The lesson is before us, whether a whole book, or a limited portion. Questions have been assigned to individuals. They have been urged and trained to think for themselves. Authorities have been suggested, to be consulted after thinking. These authorities cover a wide range of matter and approach. Some of them should be cherished in one's own library. Bruce's Apologetics, Dod's and Salmon's Introduction, Westcott On the Canon, and Sanday on Inspiration, George Adam Smith's Geography of the Holy Land, Geikie and Stanley and Rawlinson and Sayce, the International Critical Commentary and individual commentators who treat difficult passages courageously. Now for the lesson. Does the passage belong in the Bible, Why or why not--Textual criticism and Canonicity?

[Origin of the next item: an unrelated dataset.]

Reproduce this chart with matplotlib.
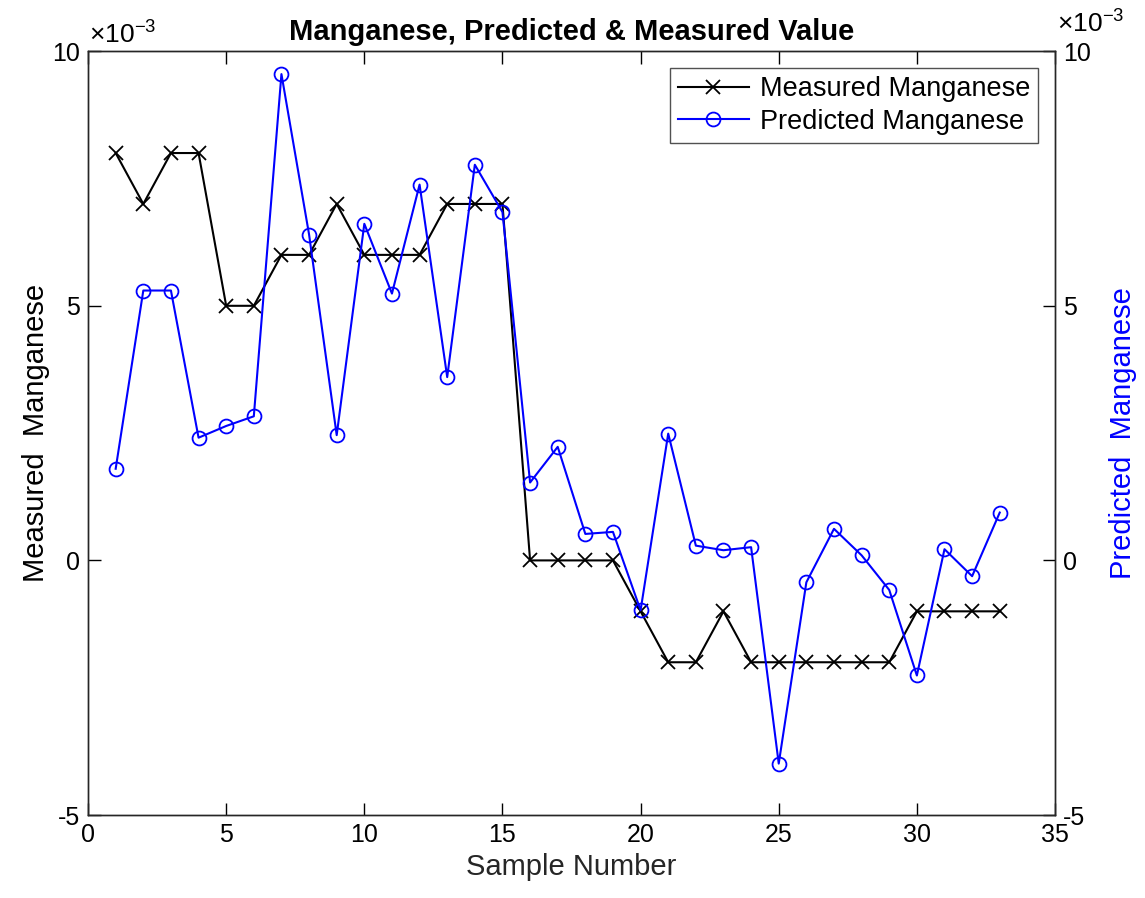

Who wrote it and what was his message--Inspiration? Is it poetry or prose, history, philosophy or sermon? and how do these determine our use of it--Literature? What relation does it bear to other parts of the Bible? to its own immediate context? Fit it into its place. Interpretation: Are there words or sentences that need fresh translation, explanation and illustration? What universal and eternal principle lies hid in the temporary and local story, psalm, prophecy, letter, word or work of Christ? What application in this century, in this country, community, parish, in your own heart? Ask any questions freely, without fear of rebuke, or what is worse, ridicule. Now, the keen live hour running over, let us look to God for His blessing on what we have done. So the Spiritual waits in a teaching ministry on the Intellectual.